>> BEGIN

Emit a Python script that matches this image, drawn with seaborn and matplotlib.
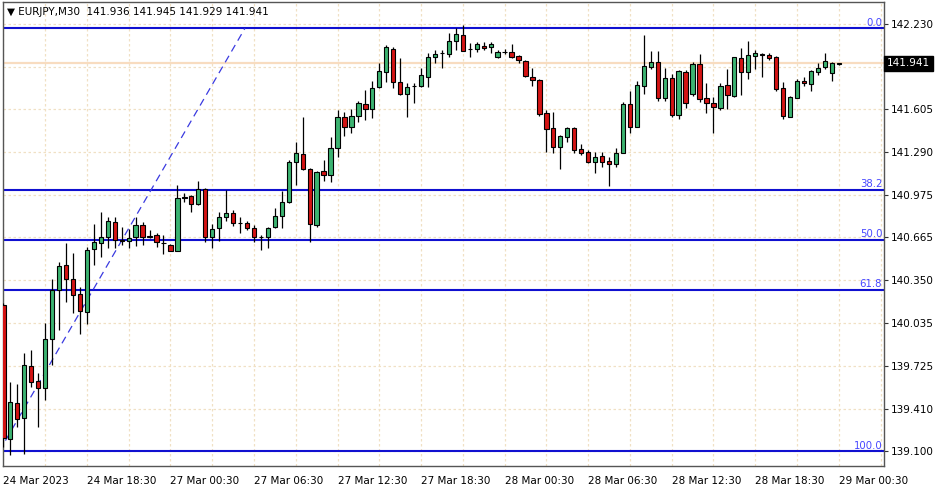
import numpy as np
import pandas as pd
import matplotlib
matplotlib.use("Agg")
import matplotlib.pyplot as plt
import matplotlib.transforms as mtransforms
from matplotlib.ticker import FixedLocator
import seaborn as sns

sns.set_theme(style="white")
plt.rcParams['font.family'] = ['DejaVu Sans']

# ---------------- data (EURJPY, M30) ----------------
opens = [
    140.170, 139.188, 139.452, 139.342, 139.723, 139.613, 139.562, 139.921, 140.280, 140.463,
    140.361, 140.251, 140.119, 140.581, 140.625, 140.669, 140.779, 140.647, 140.639, 140.669,
    140.757, 140.672, 140.683, 140.625, 140.610, 140.566, 140.962, 140.969, 140.910, 141.020,
    140.669, 140.735, 140.815, 140.844, 140.771, 140.771, 140.735, 140.669, 140.669, 140.742,
    140.822, 140.925, 141.218, 141.277, 141.167, 140.757, 141.152, 141.123, 141.321, 141.548,
    141.475, 141.556, 141.644, 141.607, 141.768, 141.878, 142.047, 141.805, 141.717, 141.776,
    141.776, 141.842, 141.988, 142.017, 142.010, 142.105, 142.149, 142.047, 142.047, 142.069,
    142.061, 141.988, 142.025, 142.025, 141.995, 141.959, 141.842, 141.820, 141.578, 141.468,
    141.328, 141.402, 141.468, 141.314, 141.292, 141.218, 141.262, 141.226, 141.204, 141.284,
    141.644, 141.475, 141.776, 141.915, 141.951, 141.688, 141.834, 141.563, 141.878, 141.717,
    141.937, 141.688, 141.651, 141.614, 141.783, 141.702, 141.981, 141.878, 141.995, 142.010,
    142.003, 141.988, 141.761, 141.548, 141.688, 141.812, 141.790, 141.878, 141.915, 141.871,
    141.936,
]
highs = [
    140.185, 139.606, 139.591, 139.818, 139.840, 139.672, 140.038, 140.361, 140.485, 140.625,
    140.551, 140.302, 140.595, 140.764, 140.852, 140.815, 140.815, 140.742, 140.727, 140.815,
    140.779, 140.720, 140.698, 140.683, 140.617, 141.050, 140.991, 140.976, 141.079, 141.028,
    140.764, 140.852, 141.013, 140.866, 140.815, 140.786, 140.757, 140.683, 140.742, 140.881,
    141.006, 141.233, 141.365, 141.548, 141.174, 141.152, 141.233, 141.402, 141.600, 141.585,
    141.607, 141.666, 141.746, 141.812, 141.944, 142.076, 142.061, 141.981, 141.798, 141.798,
    141.907, 142.017, 142.039, 142.039, 142.164, 142.201, 142.223, 142.091, 142.098, 142.098,
    142.098, 142.039, 142.047, 142.083, 142.003, 141.966, 141.907, 141.827, 141.600, 141.585,
    141.416, 141.475, 141.475, 141.350, 141.306, 141.292, 141.292, 141.255, 141.321, 141.658,
    141.739, 141.812, 142.149, 142.032, 142.032, 141.907, 141.864, 141.893, 141.893, 141.951,
    142.010, 141.798, 141.695, 141.798, 141.900, 141.988, 142.054, 142.105, 142.039, 142.017,
    142.017, 141.995, 141.805, 141.702, 141.827, 141.842, 141.893, 141.944, 142.017, 141.951,
    141.945,
]
lows = [
    139.129, 139.070, 139.276, 139.078, 139.569, 139.276, 139.474, 139.730, 139.987, 140.192,
    140.111, 139.957, 140.031, 140.463, 140.522, 140.588, 140.588, 140.610, 140.588, 140.603,
    140.610, 140.661, 140.595, 140.544, 140.566, 140.566, 140.925, 140.852, 140.903, 140.632,
    140.588, 140.639, 140.786, 140.749, 140.698, 140.720, 140.632, 140.573, 140.588, 140.735,
    140.735, 140.918, 141.050, 141.160, 140.632, 140.742, 141.079, 141.072, 141.255, 141.409,
    141.431, 141.512, 141.526, 141.541, 141.761, 141.805, 141.761, 141.710, 141.548, 141.651,
    141.768, 141.768, 141.944, 141.907, 141.988, 142.039, 142.032, 141.988, 142.025, 142.039,
    142.017, 141.981, 142.010, 141.981, 141.944, 141.842, 141.776, 141.556, 141.292, 141.284,
    141.167, 141.365, 141.284, 141.270, 141.211, 141.138, 141.182, 141.042, 141.182, 141.284,
    141.431, 141.475, 141.717, 141.900, 141.666, 141.666, 141.548, 141.534, 141.614, 141.702,
    141.658, 141.578, 141.431, 141.600, 141.607, 141.695, 141.710, 141.827, 141.900, 141.842,
    141.966, 141.739, 141.534, 141.548, 141.688, 141.776, 141.739, 141.856, 141.900, 141.812,
    141.929,
]
closes = [
    139.195, 139.459, 139.334, 139.730, 139.606, 139.562, 139.921, 140.280, 140.456, 140.361,
    140.243, 140.126, 140.573, 140.632, 140.669, 140.786, 140.647, 140.639, 140.661, 140.757,
    140.669, 140.676, 140.632, 140.621, 140.566, 140.954, 140.958, 140.910, 141.020, 140.669,
    140.727, 140.815, 140.844, 140.771, 140.768, 140.735, 140.669, 140.665, 140.735, 140.822,
    140.925, 141.218, 141.284, 141.167, 140.764, 141.145, 141.123, 141.321, 141.548, 141.475,
    141.556, 141.651, 141.607, 141.761, 141.885, 142.061, 141.805, 141.717, 141.768, 141.772,
    141.856, 141.988, 142.010, 142.014, 142.105, 142.157, 142.032, 142.043, 142.083, 142.054,
    142.083, 142.025, 142.028, 141.988, 141.966, 141.849, 141.820, 141.570, 141.460, 141.328,
    141.409, 141.468, 141.306, 141.284, 141.218, 141.255, 141.218, 141.204, 141.284, 141.644,
    141.475, 141.783, 141.922, 141.951, 141.688, 141.834, 141.563, 141.885, 141.651, 141.937,
    141.680, 141.651, 141.622, 141.776, 141.710, 141.988, 141.878, 142.003, 142.017, 142.006,
    141.981, 141.754, 141.556, 141.695, 141.812, 141.798, 141.885, 141.907, 141.959, 141.944,
    141.941,
]

time_labels = ["24 Mar 2023", "24 Mar 18:30", "27 Mar 00:30", "27 Mar 06:30",
               "27 Mar 12:30", "27 Mar 18:30", "28 Mar 00:30", "28 Mar 06:30",
               "28 Mar 12:30", "28 Mar 18:30", "29 Mar 00:30"]
price_ticks = [142.230, 141.915, 141.605, 141.290, 140.975, 140.665,
               140.350, 140.035, 139.725, 139.410, 139.100]
# the 141.915 label is covered by the last-price box in the reference
price_tick_labels = ["142.230", "", "141.605", "141.290", "140.975", "140.665",
                     "140.350", "140.035", "139.725", "139.410", "139.100"]

fib_low = 139.097
fib_high = 142.198
fib_levels = [0.0, 38.2, 50.0, 61.8, 100.0]
fib_level_labels = ["0.0", "38.2", "50.0", "61.8", "100.0"]
fib_anchor_bars = [-0.6, 34.7]   # bar positions of the fibo trend line ends

symbol = "EURJPY,M30"
header_ohlc = "141.936 141.945 141.929 141.941"
last_price = 141.941

df = pd.DataFrame({"open": opens, "high": highs, "low": lows, "close": closes})
df["bar"] = np.arange(len(df))

# ---------------- figure ----------------
fig = plt.figure(figsize=(9.4, 4.87), dpi=100)
W, H = 940, 487
ax = fig.add_axes([3 / W, 1 - 466 / H, (884 - 3) / W, (466 - 2) / H])
ax.set_facecolor("white")

GREEN = "#3cb371"
RED = "#d41414"
FIB = "#1010d0"
GRID = "#f0e0c4"

ax.set_xlim(-0.05, 126.5)
ax.set_ylim(138.990, 142.391)
ax.xaxis.set_major_locator(FixedLocator(np.arange(0, 121, 12)))
ax.xaxis.set_minor_locator(FixedLocator(np.arange(6, 127, 12)))
ax.set_xticklabels(time_labels)
ax.yaxis.set_major_locator(FixedLocator(price_ticks))
ax.set_yticklabels(price_tick_labels)
ax.grid(True, which="both", axis="x", color=GRID, linestyle=(0, (2, 2)), linewidth=0.9)
ax.grid(True, which="major", axis="y", color=GRID, linestyle=(0, (2, 2)), linewidth=0.9)
ax.set_axisbelow(True)

# current price line
ax.axhline(last_price, color="#f8dcc0", linewidth=1.6, zorder=1)

# fibonacci levels
blend = mtransforms.blended_transform_factory(ax.transAxes, ax.transData)
rng = fib_high - fib_low
fib_prices = [fib_high - lv / 100.0 * rng for lv in fib_levels]
for fp, lab in zip(fib_prices, fib_level_labels):
    ax.axhline(fp, color=FIB, linewidth=1.5, zorder=2)
    ax.text(0.998, fp + 0.006, lab, transform=blend,
            ha="right", va="bottom", color="#4646ff", fontsize=7.3, zorder=6)
ax.plot(fib_anchor_bars, [fib_low, fib_high], color="#3a3ae0", linewidth=0.9,
        linestyle=(0, (6, 4)), zorder=2)

# candles
up = df["close"] >= df["open"]
ax.vlines(df["bar"], df["low"], df["high"], color="black", linewidth=0.9, zorder=3)
body_bottom = np.minimum(df["open"], df["close"])
body_h = np.abs(df["close"] - df["open"])
colors = np.where(up, GREEN, RED)
ax.bar(df["bar"], body_h, bottom=body_bottom, width=0.62, color=colors,
       edgecolor="black", linewidth=0.8, zorder=4)

# axes styling
for s in ax.spines.values():
    s.set_color("#555555")
    s.set_linewidth(1.0)
ax.yaxis.tick_right()
ax.tick_params(axis="y", which="major", direction="out", length=3, width=0.8,
               color="#333333", labelsize=7.5, pad=2, labelcolor="black")
ax.tick_params(axis="x", which="major", direction="out", length=4, width=0.8,
               color="#333333", labelsize=7.5, pad=3, labelcolor="black")
ax.tick_params(axis="x", which="minor", length=0)
for lbl in ax.get_xticklabels():
    lbl.set_ha("left")

# header
ax.text(0.004, 0.978, "\u25bc " + symbol + "  " + header_ohlc,
        transform=ax.transAxes, ha="left", va="center", fontsize=7.5, color="black", zorder=7)

# last price box on the price scale
ax.text(1.0035, last_price, "141.941", transform=blend,
        ha="left", va="center", fontsize=7.5, color="white", clip_on=False, zorder=10,
        bbox=dict(facecolor="black", edgecolor="black", boxstyle="square,pad=0.25"))

fig.savefig("out.png", dpi=100, facecolor="white")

>> END

(Exercise directions):
Please extract exactly the lines of the data, from the first through the line containing "plt.rcParams['font.family'] = ['DejaVu Sans']", and add no pictures to the copy.

(Written answer):
Emit a Python script that matches this image, drawn with seaborn and matplotlib.
import numpy as np
import pandas as pd
import matplotlib
matplotlib.use("Agg")
import matplotlib.pyplot as plt
import matplotlib.transforms as mtransforms
from matplotlib.ticker import FixedLocator
import seaborn as sns

sns.set_theme(style="white")
plt.rcParams['font.family'] = ['DejaVu Sans']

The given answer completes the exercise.